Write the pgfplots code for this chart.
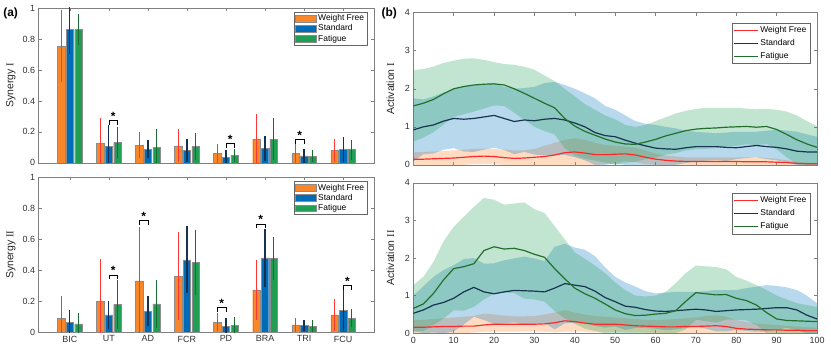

...

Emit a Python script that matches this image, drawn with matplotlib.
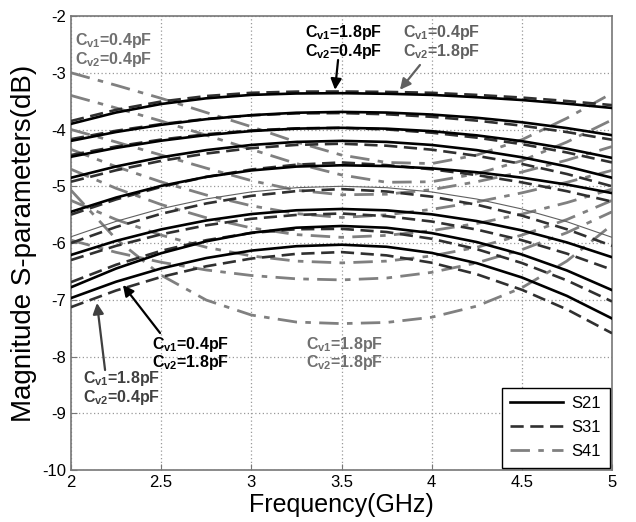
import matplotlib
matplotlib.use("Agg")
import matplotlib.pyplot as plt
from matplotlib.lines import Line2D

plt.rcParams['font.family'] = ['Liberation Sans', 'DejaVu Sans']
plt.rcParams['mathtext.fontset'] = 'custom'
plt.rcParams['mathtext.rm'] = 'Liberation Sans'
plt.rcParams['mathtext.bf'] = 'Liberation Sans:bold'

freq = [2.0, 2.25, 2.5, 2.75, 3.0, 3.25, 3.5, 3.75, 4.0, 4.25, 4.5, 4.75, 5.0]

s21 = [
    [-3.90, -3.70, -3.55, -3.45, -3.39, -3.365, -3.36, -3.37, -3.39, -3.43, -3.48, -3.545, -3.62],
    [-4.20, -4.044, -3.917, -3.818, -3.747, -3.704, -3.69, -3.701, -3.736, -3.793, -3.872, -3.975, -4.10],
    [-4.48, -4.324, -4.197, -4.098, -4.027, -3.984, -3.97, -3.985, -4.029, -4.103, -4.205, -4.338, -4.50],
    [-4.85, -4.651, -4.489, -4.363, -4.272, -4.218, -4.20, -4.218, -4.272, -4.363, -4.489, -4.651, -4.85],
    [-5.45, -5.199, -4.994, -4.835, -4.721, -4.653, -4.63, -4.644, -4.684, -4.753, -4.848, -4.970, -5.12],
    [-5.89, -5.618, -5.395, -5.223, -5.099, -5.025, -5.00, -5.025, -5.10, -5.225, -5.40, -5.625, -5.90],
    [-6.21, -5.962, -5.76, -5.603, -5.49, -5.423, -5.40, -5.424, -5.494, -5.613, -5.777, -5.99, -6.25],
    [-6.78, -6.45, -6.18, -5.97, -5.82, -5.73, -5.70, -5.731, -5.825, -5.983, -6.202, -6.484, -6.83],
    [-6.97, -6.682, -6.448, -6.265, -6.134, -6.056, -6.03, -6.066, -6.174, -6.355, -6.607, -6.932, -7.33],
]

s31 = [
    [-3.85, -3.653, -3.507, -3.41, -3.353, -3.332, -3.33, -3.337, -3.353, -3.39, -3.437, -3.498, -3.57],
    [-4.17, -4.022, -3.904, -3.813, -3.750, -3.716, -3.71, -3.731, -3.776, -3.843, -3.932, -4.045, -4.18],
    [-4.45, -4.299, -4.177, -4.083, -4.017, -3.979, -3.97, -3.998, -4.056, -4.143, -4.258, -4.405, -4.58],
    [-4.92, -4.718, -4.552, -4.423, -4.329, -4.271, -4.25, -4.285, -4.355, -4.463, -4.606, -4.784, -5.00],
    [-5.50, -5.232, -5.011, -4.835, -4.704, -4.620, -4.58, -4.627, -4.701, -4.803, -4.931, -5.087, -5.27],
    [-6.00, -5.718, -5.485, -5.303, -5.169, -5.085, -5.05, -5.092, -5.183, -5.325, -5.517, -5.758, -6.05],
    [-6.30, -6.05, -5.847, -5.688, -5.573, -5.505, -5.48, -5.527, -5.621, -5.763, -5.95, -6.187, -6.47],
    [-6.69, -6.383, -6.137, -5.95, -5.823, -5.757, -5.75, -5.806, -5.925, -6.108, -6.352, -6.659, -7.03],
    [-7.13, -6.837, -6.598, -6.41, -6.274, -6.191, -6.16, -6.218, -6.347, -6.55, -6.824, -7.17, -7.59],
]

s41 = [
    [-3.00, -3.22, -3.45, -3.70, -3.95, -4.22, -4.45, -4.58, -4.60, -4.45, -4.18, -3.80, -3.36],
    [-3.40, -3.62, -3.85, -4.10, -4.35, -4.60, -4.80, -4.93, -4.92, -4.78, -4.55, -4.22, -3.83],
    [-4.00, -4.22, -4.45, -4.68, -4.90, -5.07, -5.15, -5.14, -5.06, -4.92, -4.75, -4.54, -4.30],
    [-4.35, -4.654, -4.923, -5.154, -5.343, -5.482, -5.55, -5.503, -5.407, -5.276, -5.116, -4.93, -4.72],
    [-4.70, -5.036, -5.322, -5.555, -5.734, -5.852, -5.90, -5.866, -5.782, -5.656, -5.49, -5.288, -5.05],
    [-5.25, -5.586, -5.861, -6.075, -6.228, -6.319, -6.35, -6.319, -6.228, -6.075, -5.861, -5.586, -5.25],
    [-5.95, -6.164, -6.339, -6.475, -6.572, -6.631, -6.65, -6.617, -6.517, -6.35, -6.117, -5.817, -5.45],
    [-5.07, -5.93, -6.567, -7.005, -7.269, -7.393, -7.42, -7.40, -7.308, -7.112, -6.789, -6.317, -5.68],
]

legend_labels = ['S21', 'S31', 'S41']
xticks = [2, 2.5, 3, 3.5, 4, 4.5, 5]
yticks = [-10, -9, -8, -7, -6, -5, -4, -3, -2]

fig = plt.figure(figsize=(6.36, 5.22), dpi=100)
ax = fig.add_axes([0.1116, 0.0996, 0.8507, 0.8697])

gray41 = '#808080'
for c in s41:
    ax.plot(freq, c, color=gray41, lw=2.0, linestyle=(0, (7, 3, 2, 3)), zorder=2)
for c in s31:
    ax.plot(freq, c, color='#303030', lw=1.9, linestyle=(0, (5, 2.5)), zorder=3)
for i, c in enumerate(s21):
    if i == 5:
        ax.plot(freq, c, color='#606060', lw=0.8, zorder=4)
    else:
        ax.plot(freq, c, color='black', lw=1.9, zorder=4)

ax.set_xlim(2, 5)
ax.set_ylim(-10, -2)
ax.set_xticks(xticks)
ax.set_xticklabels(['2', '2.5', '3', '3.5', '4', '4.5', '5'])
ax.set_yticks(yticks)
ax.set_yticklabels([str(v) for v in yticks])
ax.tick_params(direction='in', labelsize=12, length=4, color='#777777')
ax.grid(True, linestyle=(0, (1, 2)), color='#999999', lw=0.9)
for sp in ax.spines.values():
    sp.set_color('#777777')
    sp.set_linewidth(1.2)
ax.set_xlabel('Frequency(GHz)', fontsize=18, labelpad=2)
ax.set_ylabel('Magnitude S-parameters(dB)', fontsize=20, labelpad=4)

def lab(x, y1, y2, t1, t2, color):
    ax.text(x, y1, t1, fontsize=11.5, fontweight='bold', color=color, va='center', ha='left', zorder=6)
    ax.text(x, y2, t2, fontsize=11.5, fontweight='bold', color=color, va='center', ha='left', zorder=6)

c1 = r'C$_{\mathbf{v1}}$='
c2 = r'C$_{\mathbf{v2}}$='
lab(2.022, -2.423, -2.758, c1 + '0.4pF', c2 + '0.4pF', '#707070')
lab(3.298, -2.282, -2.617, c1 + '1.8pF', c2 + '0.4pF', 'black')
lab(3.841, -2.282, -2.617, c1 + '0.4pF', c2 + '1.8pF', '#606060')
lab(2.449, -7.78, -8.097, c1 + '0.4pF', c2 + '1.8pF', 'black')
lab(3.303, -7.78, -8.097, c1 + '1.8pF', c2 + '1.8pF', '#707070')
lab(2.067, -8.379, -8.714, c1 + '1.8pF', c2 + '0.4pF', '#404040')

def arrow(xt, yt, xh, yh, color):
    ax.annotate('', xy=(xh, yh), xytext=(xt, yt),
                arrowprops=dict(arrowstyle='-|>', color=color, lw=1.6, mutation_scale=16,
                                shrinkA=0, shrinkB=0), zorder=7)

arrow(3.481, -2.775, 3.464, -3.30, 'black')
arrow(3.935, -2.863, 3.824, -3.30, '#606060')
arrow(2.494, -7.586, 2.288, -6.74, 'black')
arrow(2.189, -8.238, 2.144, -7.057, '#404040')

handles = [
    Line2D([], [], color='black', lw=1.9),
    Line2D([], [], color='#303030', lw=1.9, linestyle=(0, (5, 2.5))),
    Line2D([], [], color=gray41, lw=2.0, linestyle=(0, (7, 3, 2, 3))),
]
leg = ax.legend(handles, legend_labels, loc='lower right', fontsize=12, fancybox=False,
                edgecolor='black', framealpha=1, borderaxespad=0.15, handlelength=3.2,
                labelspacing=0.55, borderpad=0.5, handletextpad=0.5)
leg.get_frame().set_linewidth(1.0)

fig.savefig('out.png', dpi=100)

# Exercise
Using the material above, copy every line in which the string "matplotlib" occurs.

# Correct result
Emit a Python script that matches this image, drawn with matplotlib.
import matplotlib
matplotlib.use("Agg")
import matplotlib.pyplot as plt
from matplotlib.lines import Line2D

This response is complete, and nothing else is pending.